The Dallas-Fort Worth area is the 10th most ozone-polluted metro area in the country. The effects of poor air quality are felt disproportionately by vulnerable communities, namely southern Dallas and West Dallas, that experience the highest levels of air pollution and increased risks of respiratory illnesses like asthma.
That’s why the Environmental Protection Agency’s termination of a grant program that would have helped support environmental initiatives and air quality monitoring in Dallas communities is so troubling.
Downwinders at Risk, an environmental advocacy group now suing the EPA, has applied to receive federal funds through the Environmental Justice Collaborative Problem-Solving Cooperative Agreement to continue gathering data to monitor air quality pollution across Dallas.
Caleb Roberts, executive director of Downwinders at Risk, said the grant would have replaced existing air quality monitors and added at least five new monitors for at-risk communities.
This hyperlocal data would have helped to better visualize and understand the challenges that communities like Joppa face when it comes to air quality. Sitting adjacent to industrial facilities, Joppa is among the worst polluted neighborhoods in Dallas with a long history of systemic racism and neglect.
The loss of this grant program will most greatly impact the communities that need monitoring the most. Richardson and Plano have monitoring in place. What we don’t have is local monitoring that would help the most vulnerable communities like Joppa.
Take the study led by scientists at Texas A&M University in partnership with Downwinders at Risk that found that residents of Joppa are exposed to two to three times as much air pollution and experience higher rates of respiratory illness than the rest of the city.

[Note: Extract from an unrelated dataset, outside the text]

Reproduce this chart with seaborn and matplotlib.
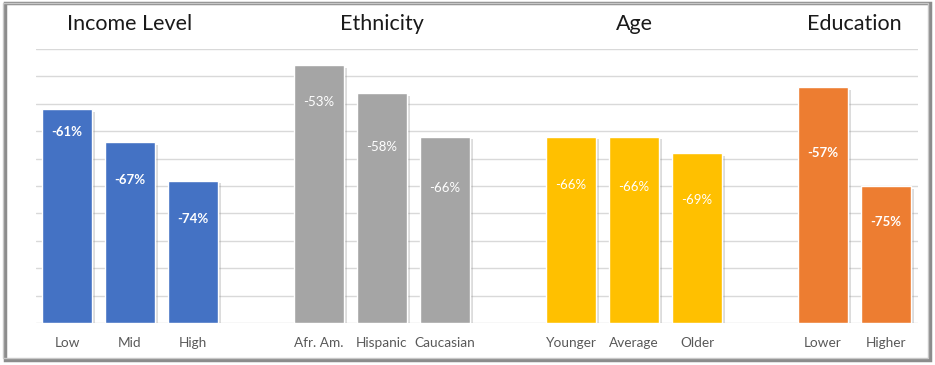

This study was an important step in understanding the unique air quality challenges facing a community that has long been pushed out of sight and neglected by the city. Without monitoring programs in place, it would have been difficult to conduct a study like this.
Roberts explained that he had hoped the monitoring that would have been supported by the grant program being terminated would have helped propel changes in land use and rezoning, as well as shaping public policy for the most at-risk communities.
For too long communities like Joppa have been told to wait for solutions, for cleaner air, better protections and fairer zoning. But solutions require research and data, and data requires monitoring. Without federal support, it is harder for local groups to do their work, making it even harder for residents to prove what they’ve always known: that they are being left behind.